Catalog redesign invigorates Kripalu

The Kripalu Center for Yoga & Health promises “a world of yoga, holistic health, and self-discovery” at its facility in the Berkshires in western Massachusetts. But until recently its catalog, with black-and-white photos printed on low-grade paper, did not reflect the Kripalu experience.

The catalogs were “stuck in the 1970s,” says CEO/chief creative officer Ila Sarley, who joined Lenox, MA-based Kripalu nearly three years ago. In addition to the black-and-white photography and the downscale paper, Sarley says, “the design was not as creative, and they targeted a very small market. What I found was there are so many people who love what we’re doing, but didn’t know about us.”

Beginning in 2004, Sarley says, “we changed the look and feel of what we were doing. It was the tone of the catalog, how we were educating people about what we were doing. Former leadership didn’t have a good connection to the marketplace.”
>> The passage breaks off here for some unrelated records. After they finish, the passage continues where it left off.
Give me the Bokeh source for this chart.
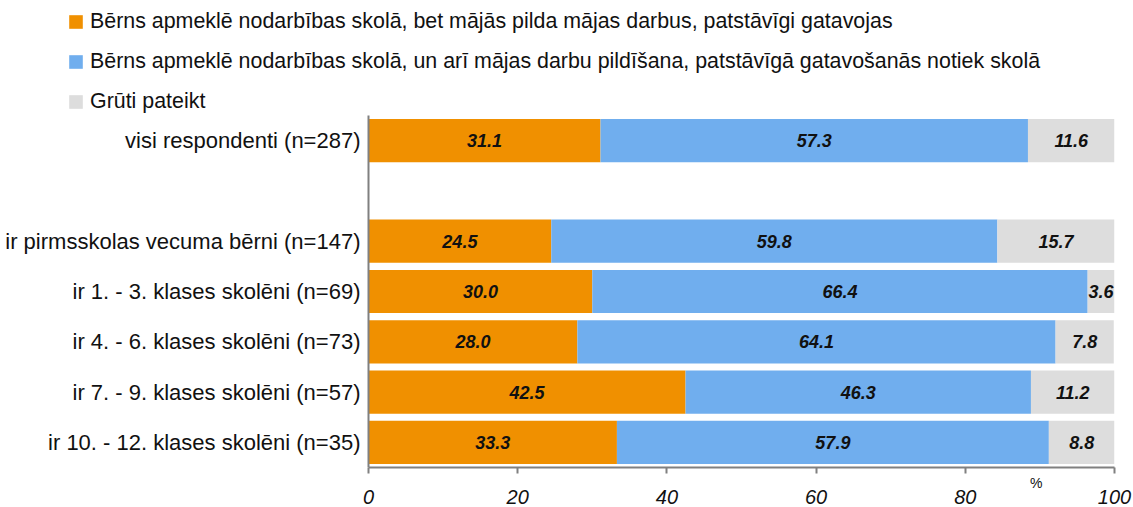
from bokeh.plotting import figure
from bokeh.models import (Range1d, ColumnDataSource, Legend, LegendItem,
                          FixedTicker, LabelSet, LinearAxis)
from bokeh.core.properties import value
from bokeh.embed import file_html
from bokeh.resources import INLINE

# ---------------- data ----------------
categories = [
    "visi respondenti (n=287)",
    "",
    "ir pirmsskolas vecuma bērni (n=147)",
    "ir 1. - 3. klases skolēni (n=69)",
    "ir 4. - 6. klases skolēni (n=73)",
    "ir 7. - 9. klases skolēni (n=57)",
    "ir 10. - 12. klases skolēni (n=35)",
]
series_names = [
    "Bērns apmeklē nodarbības skolā, bet mājās pilda mājas darbus, patstāvīgi gatavojas",
    "Bērns apmeklē nodarbības skolā, un arī mājas darbu pildīšana, patstāvīgā gatavošanās notiek skolā",
    "Grūti pateikt",
]
s_home = [31.1, 24.5, 30.0, 28.0, 42.5, 33.3]
s_school = [57.3, 59.8, 66.4, 64.1, 46.3, 57.9]
s_hard = [11.6, 15.7, 3.6, 7.8, 11.2, 8.8]
x_ticks = [0, 20, 40, 60, 80, 100]
unit_label = "%"
unit_pos = 89.5

colors = ["#F09000", "#70AEEE", "#DDDDDD"]
FONT = "Liberation Sans"
TXT = "#111111"
AX = "#808080"

# ---------------- layout constants (pixels) ----------------
W, H = 1133, 507
LEFT_PX = 368          # where x = 0 sits
RIGHT_BORDER = 19
BOTTOM_BORDER = 40
TOP_ROWS_PX = 115      # space above the bars for the legend
frame_w = W - RIGHT_BORDER
frame_h = H - BOTTOM_BORDER
n = len(categories)
row_px = (frame_h - TOP_ROWS_PX) / n

# row positions (top row has highest value)
row_pos = {c: n - 1 - i for i, c in enumerate(categories)}
bar_y = [row_pos[c] for c in categories if c]

x_start = -100 * LEFT_PX / (frame_w - LEFT_PX)
y_start = -0.5
y_end = -0.5 + frame_h / row_px

p = figure(
    width=W, height=H,
    x_range=Range1d(x_start, 100), y_range=Range1d(y_start, y_end),
    y_axis_type=None,
    output_backend="svg", toolbar_location=None,
    min_border_left=0, min_border_right=RIGHT_BORDER, min_border_top=0,
    min_border_bottom=BOTTOM_BORDER,
)
p.outline_line_color = None
p.xgrid.visible = False

src = ColumnDataSource(dict(y=bar_y, home=s_home, school=s_school, hard=s_hard))
renderers = p.hbar_stack(["home", "school", "hard"], y="y", height=0.86, source=src,
                         color=colors, line_color=None)

# value labels centred in segments
left = [0.0] * len(bar_y)
for vals in [s_home, s_school, s_hard]:
    mids = [l + v / 2 for l, v in zip(left, vals)]
    lsrc = ColumnDataSource(dict(x=mids, y=bar_y, t=["%.1f" % v for v in vals]))
    p.add_layout(LabelSet(x="x", y="y", text="t", source=lsrc,
                          text_align="center", text_baseline="middle",
                          text_font=value(FONT), text_font_size="18px",
                          text_font_style="bold italic", text_color=TXT))
    left = [l + v for l, v in zip(left, vals)]

# category axis, pinned at x = 0
yax = LinearAxis(ticker=FixedTicker(ticks=sorted(row_pos.values())),
                 major_label_overrides={v: c for c, v in row_pos.items()},
                 fixed_location=0, bounds=(-0.5, n - 0.5))
yax.axis_line_color = AX
yax.axis_line_width = 2
yax.major_tick_line_color = None
yax.minor_tick_line_color = None
yax.major_tick_out = 0
yax.major_tick_in = 0
yax.major_label_standoff = 8
yax.major_label_text_font = FONT
yax.major_label_text_font_size = "22px"
yax.major_label_text_color = TXT
p.add_layout(yax, "left")

# axis next to the frame: line, ticks (drawn as minor ticks) and the unit sign
ax = p.xaxis[0]
ax.bounds = (0, 100)
ax.ticker = FixedTicker(ticks=[unit_pos], minor_ticks=x_ticks)
ax.major_label_overrides = {unit_pos: unit_label}
ax.axis_line_color = AX
ax.axis_line_width = 2
ax.major_tick_line_color = None
ax.major_tick_out = 0
ax.major_tick_in = 0
ax.minor_tick_line_color = AX
ax.minor_tick_line_width = 2
ax.minor_tick_out = 6
ax.minor_tick_in = 0
ax.major_label_standoff = 1
ax.major_label_text_font = FONT
ax.major_label_text_font_size = "14px"
ax.major_label_text_color = TXT

# tick value labels
ax2 = LinearAxis(ticker=FixedTicker(ticks=x_ticks))
ax2.axis_line_color = None
ax2.major_tick_line_color = None
ax2.minor_tick_line_color = None
ax2.major_tick_out = 0
ax2.major_tick_in = 0
ax2.major_label_standoff = -4
ax2.major_label_text_font = FONT
ax2.major_label_text_font_size = "20px"
ax2.major_label_text_font_style = "italic"
ax2.major_label_text_color = TXT
p.add_layout(ax2, "below")

# legend (inside the frame, above the bars)
legend = Legend(
    items=[LegendItem(label=s, renderers=[r]) for s, r in zip(series_names, renderers)],
    location=(67, frame_h - 114), orientation="vertical",
    glyph_width=17, glyph_height=17, label_standoff=6,
    label_text_font=FONT, label_text_font_size="21.4px", label_text_color=TXT,
    label_height=20, spacing=15, padding=0, margin=0,
    border_line_color=None, background_fill_alpha=0,
)
p.add_layout(legend)

open("out.html", "w").write(file_html(p, INLINE))
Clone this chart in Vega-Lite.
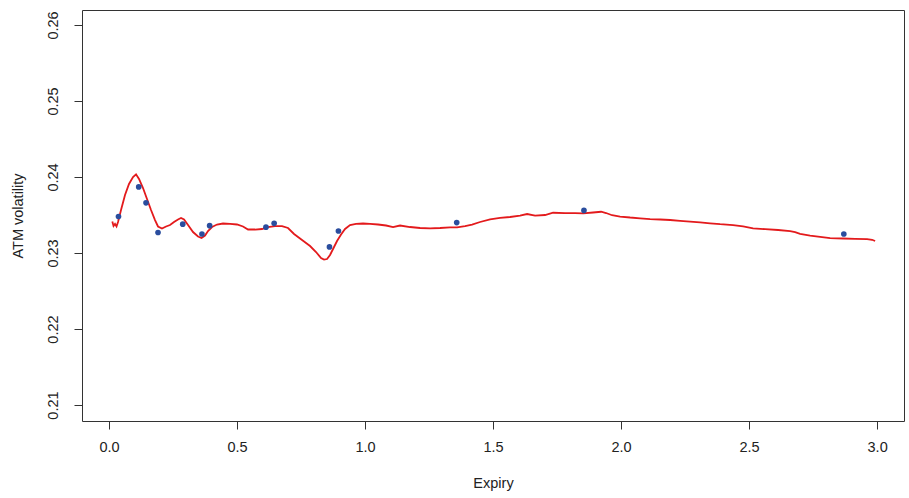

The catalogs now include color photographs, plus in-depth information on the center’s programs and background on Kripalu’s nationally known speakers. The paper stock has been upgraded too, from uncoated unrecycled to coated recycled.

Sarley credits the improved and more appealing catalog for much of Kripalu’s 71% rise in operating revenue, from $14 million in 2003 to $24 million in 2006. The number of guest nights at the facility rose nearly 40%, from 66,177 in 2003 to 93,000 in 2006. Kripalu also launched other direct mail campaigns, including targeted postcards for marquee programs, after Sarley’s arrival.

Second time around

This is Sarley’s second stint at Kripalu. She first joined the organization in 1975 and spent 20 years there, leaving in 1995 to work at the Omega Institute for Holistic Studies in Rhinebeck, NY. While Sarley says Kripalu’s former management had struggled with the business, the team that took over in March 2004 — which in addition to Sarley includes her husband, company president Dinabandhu Garrett Sarley — made modernizing the facility and its message a priority.

The timing was right, as yoga has only gained in popularity during the past 20 years. Today 16.5 million people practice yoga in the U.S.; they spend $2.95 billion on related products and services each year.

“We looked at what was going on with yoga and communicated that we were one of the top yoga centers in country” and had evolved from the ’70s, Ila Sarley says. “One of the big things was deciding to cultivate the faculty, who were teaching all over the country but not necessarily teaching here.”

Tom Rocco, vice president of marketing and communications at Kripalu, says the business didn’t have an inhouse marketing team until Sarley returned in 2004. “When Ila came, she started a key-coding system because we had no tracking of lists,” Rocco says. Sarley began renting lists to expand Kripalu’s prospecting efforts and studied the response analysis reports so that she could fine-tune the campaigns.

The catalogs, which mail four times a year, are roughly 100 pages. Rocco says circulation has increased slightly every year and is now 1.2 million. “Our average revenue per catalog came close to doubling in 2004,” he says.

Sarley says she and her husband were confident when they took over the business nearly three years ago, but “these results have exceeded our goals by about 25%-30%. We knew we could do this, but we didn’t realize this much success so quickly. I’d guess the catalog has contributed at least 40%-50% to this success. A lot of it was programming, but no one would be coming to these programs without these catalogs.”